Lehigh Technologies is expanding its crumb rubber business outside the US with a plant currently being set up in Europe, and another one set for South East Asia, article from Sept/Oct issue of ERJ magazine.
Lehigh produces micronised rubber power (MRP), otherwise known as crumb rubber, mainly for the tire industry and is expanding its business further outside the US into Europe and Asia.
The technology uses separated rubber from end-of-life truck tires, freezes it with liquid nitrogen and then grinds in a turbo mill, down to mesh sizes from 40 to 200.
The company has been growing since it started in 2003 and aims to diversify its application of MRP in various industries.
“If you look back at 2009, we were selling to only two tire companies in one country and now we are selling to six of the majors in 18 countries of the world,” explained vice president and general manager Kedar Murthy.
Nearly 65 percent of Lehigh’s business is with the tire industry, with industrial rubber and asphalt making up much of the remainder.
But what differentiates Lehigh from other crumb rubber suppliers?
Typically, stressed Murthy, tire companies have been using crumb rubber by 2-3 percent in treads, sometimes up to 5 percent – the main challenge with using these types of materials is the impact on tire performance.
“But with some formulations we have developed, they’ve been able to use it up to 10 percent, which then leads to bigger cost-savings,” he added.
According to Murthy, the general cost saving could be considerable as the amount of recycled material increases.

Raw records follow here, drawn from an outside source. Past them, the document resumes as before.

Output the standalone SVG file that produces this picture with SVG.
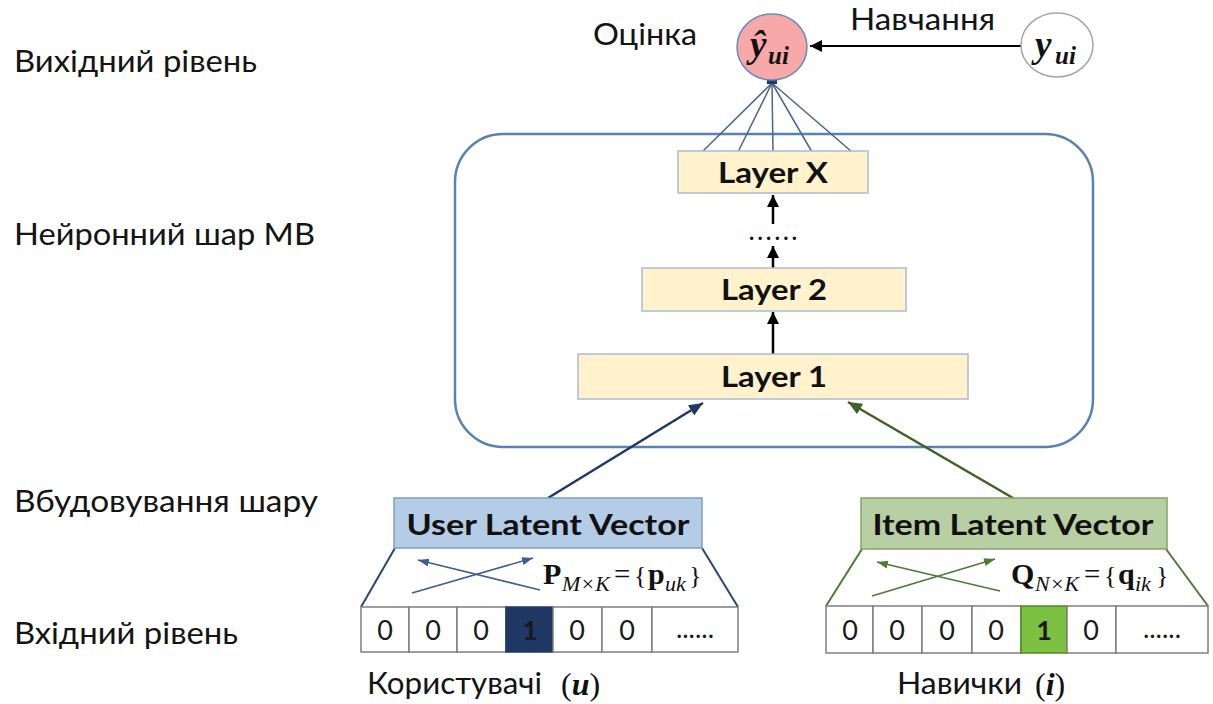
<svg xmlns="http://www.w3.org/2000/svg" width="1213" height="704" viewBox="0 0 1213 704">
  <style>
    .lbl { font-family: Lato, "Liberation Sans", sans-serif; font-size: 30px; fill: #141414; }
    .bold { font-family: Lato, "Liberation Sans", sans-serif; font-weight: bold; fill: #111; }
    .layer { fill: #fff2cc; stroke: #a9bcd6; stroke-width: 1.5; }
    .cell { fill: #ffffff; stroke: #7f7f7f; stroke-width: 1.5; }
    .digit { font-family: Lato, "Liberation Sans", sans-serif; font-size: 27px; fill: #1a1a1a; text-anchor: middle; }
    .math { font-family: "Liberation Serif", "Times New Roman", serif; fill: #111; }
    .fan { stroke: #4a6590; stroke-width: 1.5; fill: none; }
    .up { stroke: #000; stroke-width: 2.5; marker-end: url(#arrBlack); }
  </style>
  <defs>
    <marker id="arrBlack" markerUnits="userSpaceOnUse" markerWidth="14" markerHeight="14" refX="12" refY="7" orient="auto">
      <path d="M0,1 L12,7 L0,13 Z" fill="#000"/>
    </marker>
    <marker id="arrNavy" markerUnits="userSpaceOnUse" markerWidth="16" markerHeight="14" refX="14" refY="7" orient="auto">
      <path d="M0,1 L14,7 L0,13 Z" fill="#1f3864"/>
    </marker>
    <marker id="arrGreen" markerUnits="userSpaceOnUse" markerWidth="16" markerHeight="14" refX="14" refY="7" orient="auto">
      <path d="M0,1 L14,7 L0,13 Z" fill="#3e6326"/>
    </marker>
    <marker id="arrSteel" markerUnits="userSpaceOnUse" markerWidth="12" markerHeight="10" refX="11" refY="5" orient="auto">
      <path d="M0,1 L11,5 L0,9 Z" fill="#3f5d8e"/>
    </marker>
    <marker id="arrOlive" markerUnits="userSpaceOnUse" markerWidth="12" markerHeight="10" refX="11" refY="5" orient="auto">
      <path d="M0,1 L11,5 L0,9 Z" fill="#4d7a35"/>
    </marker>
  </defs>

  <rect width="1213" height="704" fill="#ffffff"/>

  <!-- level captions on the left -->
  <g id="captions">
    <text class="lbl" x="14" y="72" textLength="243" lengthAdjust="spacingAndGlyphs">Вихідний рівень</text>
    <text class="lbl" x="14" y="245" textLength="301" lengthAdjust="spacingAndGlyphs">Нейронний шар МВ</text>
    <text class="lbl" x="14" y="512" textLength="304" lengthAdjust="spacingAndGlyphs">Вбудовування шару</text>
    <text class="lbl" x="14" y="644" textLength="224" lengthAdjust="spacingAndGlyphs">Вхідний рівень</text>
  </g>

  <!-- neural layers container -->
  <g id="mlp-frame">
    <rect x="455" y="134" width="638" height="313" rx="48" ry="48" fill="none" stroke="#5a82b0" stroke-width="2.5"/>
  </g>

  <g id="connectors">
    <!-- fan from top layer to prediction -->
    <line class="fan" x1="772" y1="83" x2="702" y2="152"/>
    <line class="fan" x1="772" y1="83" x2="738" y2="152"/>
    <line class="fan" x1="772" y1="83" x2="773" y2="152"/>
    <line class="fan" x1="772" y1="83" x2="812" y2="152"/>
    <line class="fan" x1="772" y1="83" x2="852" y2="152"/>
    <rect x="767" y="79" width="10" height="5" fill="#1f3864"/>
    <!-- training signal -->
    <line x1="1021" y1="46" x2="810" y2="46" stroke="#000" stroke-width="2" marker-end="url(#arrBlack)"/>
    <!-- stacked layer arrows -->
    <line class="up" x1="773" y1="354" x2="773" y2="312"/>
    <line class="up" x1="773" y1="268" x2="773" y2="246"/>
    <line class="up" x1="773" y1="224" x2="773" y2="195"/>
    <!-- embeddings into first layer -->
    <line x1="548" y1="498" x2="703" y2="403" stroke="#1f3864" stroke-width="2.5" marker-end="url(#arrNavy)"/>
    <line x1="1013" y1="498" x2="848" y2="402" stroke="#3e6326" stroke-width="2.5" marker-end="url(#arrGreen)"/>
    <!-- projection funnels -->
    <line x1="395" y1="548" x2="361" y2="607" stroke="#2b4577" stroke-width="2"/>
    <line x1="702" y1="548" x2="738" y2="607" stroke="#2b4577" stroke-width="2"/>
    <line x1="862" y1="549" x2="826" y2="606" stroke="#4d7a35" stroke-width="2"/>
    <line x1="1166" y1="549" x2="1208" y2="606" stroke="#4d7a35" stroke-width="2"/>
    <!-- crossed lookup arrows -->
    <line x1="412" y1="593" x2="533" y2="558" stroke="#3f5d8e" stroke-width="1.5" marker-end="url(#arrSteel)"/>
    <line x1="540" y1="590" x2="418" y2="560" stroke="#3f5d8e" stroke-width="1.5" marker-end="url(#arrSteel)"/>
    <line x1="872" y1="596" x2="995" y2="559" stroke="#4d7a35" stroke-width="1.5" marker-end="url(#arrOlive)"/>
    <line x1="1000" y1="591" x2="877" y2="562" stroke="#4d7a35" stroke-width="1.5" marker-end="url(#arrOlive)"/>
  </g>

  <!-- dots between layers -->
  <g id="ellipsis">
    <text class="bold" x="773" y="240" font-size="22" text-anchor="middle" fill="#1f3864" textLength="48" lengthAdjust="spacing">......</text>
  </g>

  <g id="layer-x">
    <rect class="layer" x="678" y="151" width="190" height="42"/>
    <text class="bold" x="773" y="183" font-size="28" text-anchor="middle" textLength="110" lengthAdjust="spacingAndGlyphs">Layer X</text>
  </g>
  <g id="layer-2">
    <rect class="layer" x="642" y="268" width="264" height="43"/>
    <text class="bold" x="774" y="300" font-size="28" text-anchor="middle" textLength="106" lengthAdjust="spacingAndGlyphs">Layer 2</text>
  </g>
  <g id="layer-1">
    <rect class="layer" x="578" y="354" width="390" height="45"/>
    <text class="bold" x="774" y="387" font-size="28" text-anchor="middle" textLength="106" lengthAdjust="spacingAndGlyphs">Layer 1</text>
  </g>

  <!-- prediction node -->
  <g id="prediction">
    <ellipse cx="772" cy="47" rx="35" ry="33" fill="#f7a8a8" stroke="#6d8bbd" stroke-width="1.5"/>
    <text class="math" x="750" y="57" font-size="37" font-weight="bold" font-style="italic">ŷ</text>
    <text class="math" x="768" y="64" font-size="25" font-weight="bold" font-style="italic">ui</text>
    <text class="lbl" x="593" y="45" textLength="104" lengthAdjust="spacingAndGlyphs">Оцінка</text>
  </g>

  <!-- ground truth node -->
  <g id="target">
    <ellipse cx="1057" cy="45" rx="36" ry="32" fill="#ffffff" stroke="#a6a6a6" stroke-width="1.5"/>
    <text class="math" x="1035" y="57" font-size="37" font-weight="bold" font-style="italic">y</text>
    <text class="math" x="1055" y="64" font-size="25" font-weight="bold" font-style="italic">ui</text>
    <text class="lbl" x="850" y="30" textLength="145" lengthAdjust="spacingAndGlyphs">Навчання</text>
  </g>

  <!-- user embedding -->
  <g id="user-latent">
    <rect x="394" y="498" width="308" height="50" fill="#b4cce5" stroke="#7f9ec6" stroke-width="1.5"/>
    <text class="bold" x="548" y="535" font-size="28" text-anchor="middle" textLength="283" lengthAdjust="spacingAndGlyphs">User Latent Vector</text>
    <text class="math" y="584">
      <tspan x="543" font-size="30" font-weight="bold">P</tspan>
      <tspan x="562" y="591" font-size="22" font-style="italic">M×K</tspan>
      <tspan x="614" y="584" font-size="29">=</tspan>
      <tspan x="634" font-size="26">{</tspan>
      <tspan x="648" font-size="30" font-weight="bold">p</tspan>
      <tspan x="665" y="591" font-size="22" font-style="italic">uk</tspan>
      <tspan x="689" y="584" font-size="26">}</tspan>
    </text>
  </g>

  <!-- item embedding -->
  <g id="item-latent">
    <rect x="861" y="498" width="306" height="51" fill="#b8cea3" stroke="#86a36c" stroke-width="1.5"/>
    <text class="bold" x="1013" y="535" font-size="28" text-anchor="middle" textLength="281" lengthAdjust="spacingAndGlyphs">Item Latent Vector</text>
    <text class="math" y="584">
      <tspan x="1011" font-size="30" font-weight="bold">Q</tspan>
      <tspan x="1035" y="591" font-size="22" font-style="italic">N×K</tspan>
      <tspan x="1084" y="584" font-size="29">=</tspan>
      <tspan x="1104" font-size="26">{</tspan>
      <tspan x="1118" font-size="30" font-weight="bold">q</tspan>
      <tspan x="1135" y="591" font-size="22" font-style="italic">ik</tspan>
      <tspan x="1156" y="584" font-size="26">}</tspan>
    </text>
  </g>

  <!-- user one-hot input -->
  <g id="user-input">
    <rect class="cell" x="361" y="607" width="48" height="45"/>
    <rect class="cell" x="409" y="607" width="48" height="45"/>
    <rect class="cell" x="457" y="607" width="49" height="45"/>
    <rect x="506" y="607" width="47" height="45" fill="#1f3864" stroke="#1f3864" stroke-width="1.5"/>
    <rect class="cell" x="553" y="607" width="49" height="45"/>
    <rect class="cell" x="602" y="607" width="50" height="45"/>
    <rect class="cell" x="652" y="607" width="86" height="45"/>
    <text class="digit" x="385" y="640">0</text>
    <text class="digit" x="433" y="640">0</text>
    <text class="digit" x="481" y="640">0</text>
    <text class="digit" x="530" y="640" font-weight="bold" fill="#ffffff">1</text>
    <text class="digit" x="577" y="640">0</text>
    <text class="digit" x="627" y="640">0</text>
    <text class="digit" x="695" y="638" font-size="18">......</text>
    <text class="lbl" x="367" y="694" textLength="175" lengthAdjust="spacingAndGlyphs">Користувачі</text>
    <text class="math" x="561" y="695" font-size="32">(<tspan font-weight="bold" font-style="italic">u</tspan>)</text>
  </g>

  <!-- item one-hot input -->
  <g id="item-input">
    <rect class="cell" x="826" y="606" width="47" height="47"/>
    <rect class="cell" x="873" y="606" width="49" height="47"/>
    <rect class="cell" x="922" y="606" width="50" height="47"/>
    <rect class="cell" x="972" y="606" width="49" height="47"/>
    <rect x="1021" y="606" width="46" height="47" fill="#7cc142" stroke="#4e8a2a" stroke-width="1.5"/>
    <rect class="cell" x="1067" y="606" width="49" height="47"/>
    <rect class="cell" x="1116" y="606" width="92" height="47"/>
    <text class="digit" x="850" y="640">0</text>
    <text class="digit" x="897" y="640">0</text>
    <text class="digit" x="947" y="640">0</text>
    <text class="digit" x="996" y="640">0</text>
    <text class="digit" x="1044" y="640" font-weight="bold">1</text>
    <text class="digit" x="1091" y="640">0</text>
    <text class="digit" x="1162" y="638" font-size="18">......</text>
    <text class="lbl" x="897" y="694" textLength="125" lengthAdjust="spacingAndGlyphs">Навички</text>
    <text class="math" x="1035" y="695" font-size="32">(<tspan font-weight="bold" font-style="italic">i</tspan>)</text>
  </g>
</svg>
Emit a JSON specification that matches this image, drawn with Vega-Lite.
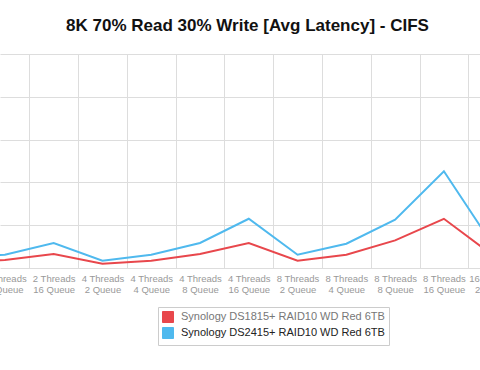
{
  "$schema": "https://vega.github.io/schema/vega-lite/v6.json",
  "width": 500,
  "height": 214,
  "autosize": {"type": "none"},
  "padding": {"top": 54, "left": 0, "right": -20, "bottom": 102},
  "background": "white",
  "title": {
    "text": "8K 70% Read 30% Write [Avg Latency] - CIFS",
    "font": "Liberation Sans",
    "fontSize": 17,
    "fontWeight": "bold",
    "color": "#111111",
    "anchor": "middle",
    "dx": -2.5,
    "offset": 6,
    "baseline": "alphabetic"
  },
  "data": {
    "values": [
      {"idx": 5, "config": "2 Threads 4 Queue", "series": "Synology DS1815+ RAID10 WD Red 6TB", "latency": 1.5},
      {"idx": 6, "config": "2 Threads 8 Queue", "series": "Synology DS1815+ RAID10 WD Red 6TB", "latency": 1.85},
      {"idx": 7, "config": "2 Threads 16 Queue", "series": "Synology DS1815+ RAID10 WD Red 6TB", "latency": 3.27},
      {"idx": 8, "config": "4 Threads 2 Queue", "series": "Synology DS1815+ RAID10 WD Red 6TB", "latency": 1.0},
      {"idx": 9, "config": "4 Threads 4 Queue", "series": "Synology DS1815+ RAID10 WD Red 6TB", "latency": 1.7},
      {"idx": 10, "config": "4 Threads 8 Queue", "series": "Synology DS1815+ RAID10 WD Red 6TB", "latency": 3.27},
      {"idx": 11, "config": "4 Threads 16 Queue", "series": "Synology DS1815+ RAID10 WD Red 6TB", "latency": 5.84},
      {"idx": 12, "config": "8 Threads 2 Queue", "series": "Synology DS1815+ RAID10 WD Red 6TB", "latency": 1.7},
      {"idx": 13, "config": "8 Threads 4 Queue", "series": "Synology DS1815+ RAID10 WD Red 6TB", "latency": 3.1},
      {"idx": 14, "config": "8 Threads 8 Queue", "series": "Synology DS1815+ RAID10 WD Red 6TB", "latency": 6.45},
      {"idx": 15, "config": "8 Threads 16 Queue", "series": "Synology DS1815+ RAID10 WD Red 6TB", "latency": 11.5},
      {"idx": 16, "config": "16 Threads 2 Queue", "series": "Synology DS1815+ RAID10 WD Red 6TB", "latency": 3.0},
      {"idx": 5, "config": "2 Threads 4 Queue", "series": "Synology DS2415+ RAID10 WD Red 6TB", "latency": 2.4},
      {"idx": 6, "config": "2 Threads 8 Queue", "series": "Synology DS2415+ RAID10 WD Red 6TB", "latency": 3.1},
      {"idx": 7, "config": "2 Threads 16 Queue", "series": "Synology DS2415+ RAID10 WD Red 6TB", "latency": 5.84},
      {"idx": 8, "config": "4 Threads 2 Queue", "series": "Synology DS2415+ RAID10 WD Red 6TB", "latency": 1.7},
      {"idx": 9, "config": "4 Threads 4 Queue", "series": "Synology DS2415+ RAID10 WD Red 6TB", "latency": 3.1},
      {"idx": 10, "config": "4 Threads 8 Queue", "series": "Synology DS2415+ RAID10 WD Red 6TB", "latency": 5.84},
      {"idx": 11, "config": "4 Threads 16 Queue", "series": "Synology DS2415+ RAID10 WD Red 6TB", "latency": 11.5},
      {"idx": 12, "config": "8 Threads 2 Queue", "series": "Synology DS2415+ RAID10 WD Red 6TB", "latency": 3.1},
      {"idx": 13, "config": "8 Threads 4 Queue", "series": "Synology DS2415+ RAID10 WD Red 6TB", "latency": 5.68},
      {"idx": 14, "config": "8 Threads 8 Queue", "series": "Synology DS2415+ RAID10 WD Red 6TB", "latency": 11.3},
      {"idx": 15, "config": "8 Threads 16 Queue", "series": "Synology DS2415+ RAID10 WD Red 6TB", "latency": 22.6},
      {"idx": 16, "config": "16 Threads 2 Queue", "series": "Synology DS2415+ RAID10 WD Red 6TB", "latency": 5.4}
    ]
  },
  "layer": [
    {
      "mark": {"type": "line", "opacity": 0, "clip": true},
      "encoding": {
        "x": {
          "field": "idx",
          "type": "quantitative",
          "scale": {"domain": [5.9, 16.15], "nice": false, "zero": false},
          "axis": {
            "orient": "top",
            "values": [6.5, 7.5, 8.5, 9.5, 10.5, 11.5, 12.5, 13.5, 14.5, 15.5],
            "grid": true,
            "labels": false,
            "ticks": false,
            "domain": false,
            "title": null
          }
        },
        "y": {
          "field": "latency",
          "type": "quantitative",
          "scale": {"domain": [0, 50], "nice": false, "zero": true},
          "axis": {
            "values": [0, 10, 20, 30, 40, 50],
            "grid": true,
            "labels": false,
            "ticks": false,
            "domain": false,
            "title": null
          }
        },
        "detail": {"field": "series"}
      }
    },
    {
      "mark": {"type": "line", "strokeWidth": 2, "clip": true},
      "encoding": {
        "x": {
          "field": "idx",
          "type": "quantitative",
          "axis": {
            "orient": "bottom",
            "values": [6, 7, 8, 9, 10, 11, 12, 13, 14, 15, 16],
            "grid": false,
            "ticks": false,
            "domain": false,
            "title": null,
            "labelFlush": false,
            "labelOverlap": false,
            "labelBound": false,
            "labelExpr": "[pow(2, floor(datum.value / 4)) + ' Threads', pow(2, datum.value % 4 + 1) + ' Queue']",
            "labelFont": "Liberation Sans",
            "labelFontSize": 9.5,
            "labelLineHeight": 11,
            "labelColor": "#999999",
            "labelPadding": 5,
            "labelBaseline": "top"
          }
        },
        "y": {"field": "latency", "type": "quantitative"},
        "color": {
          "field": "series",
          "type": "nominal",
          "scale": {"range": ["#E8474C", "#4FB9EE"]},
          "legend": {
            "orient": "none",
            "legendX": 158,
            "legendY": 253,
            "title": null,
            "symbolType": "square",
            "symbolSize": 121,
            "symbolStrokeWidth": 1,
            "labelFont": "Liberation Sans",
            "labelFontSize": 11,
            "labelLimit": 300,
            "labelOffset": 7,
            "rowPadding": 0,
            "padding": 4,
            "strokeColor": "#cccccc",
            "fillColor": "white",
            "encode": {
              "symbols": {
                "update": {
                  "fill": {"scale": "color", "field": "value"},
                  "stroke": {"value": "#bbbbbb"},
                  "fillOpacity": {"value": 1}
                }
              },
              "labels": {
                "update": {
                  "fill": {"signal": "datum.value === 'Synology DS1815+ RAID10 WD Red 6TB' ? '#777777' : '#222222'"}
                }
              }
            }
          }
        }
      }
    }
  ],
  "config": {
    "view": {"stroke": null},
    "axis": {"gridColor": "#dddddd", "gridWidth": 1, "gridOpacity": 1}
  }
}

“It is important to mention that our products are competing against the total compound, we are not replacing carbon black.
“So, we could potentially offer 25-30 percent saving in the cost of the compound – if you use the material at the rate of 5 percent.”
Lehigh has an applications development lab to do its own mixing, curing and testing of rubber compounds.
“We are able to show the tire companies that they can use up to 10 percent without sacrificing performance – equal rolling resistance, equal wear and equal physical properties.
“So, if the tire maker, which makes very large amount of compounds, were to add 1-2 percent extra to the mix, the performance is not going to be affected and they will be making a huge amount of saving,” he added.
Lehigh opened a European office in Barcelona in June and plans to open a manufacturing site in Navarra, Spain, early next year.
To date, in order to supply the European market, Lehigh has to import REACH-approved truck tire rubber from Europe, mill it in its US plant and send it back to Europe.
Europe, Middle East and Africa development manager Josep Freixas explained the European plant will be slightly different to Lehigh’s US facilities.
“An integrated process is in place in Europe. There, we deal with the whole tire and recycle it down to chips and MRP, whereas in the US plant, we start with the rubber that has already been separated from truck tires or post-industrial scrap, which means that all the fiber and metal has been removed,” Freixas explained.
While the US facility, based in Tucker, Georgia, produces 60,000 tonnes of MRP annually, the European site has a name-plate capacity of 3,000 tonnes a year with the option of expanding to 10,000 tonnes a year.
Lehigh is also planning an expansion in Asia most likely in 2017.
“The expansion will most probably be somewhere in south east Asia. And following that, we will probably have something in China,” Murthy added.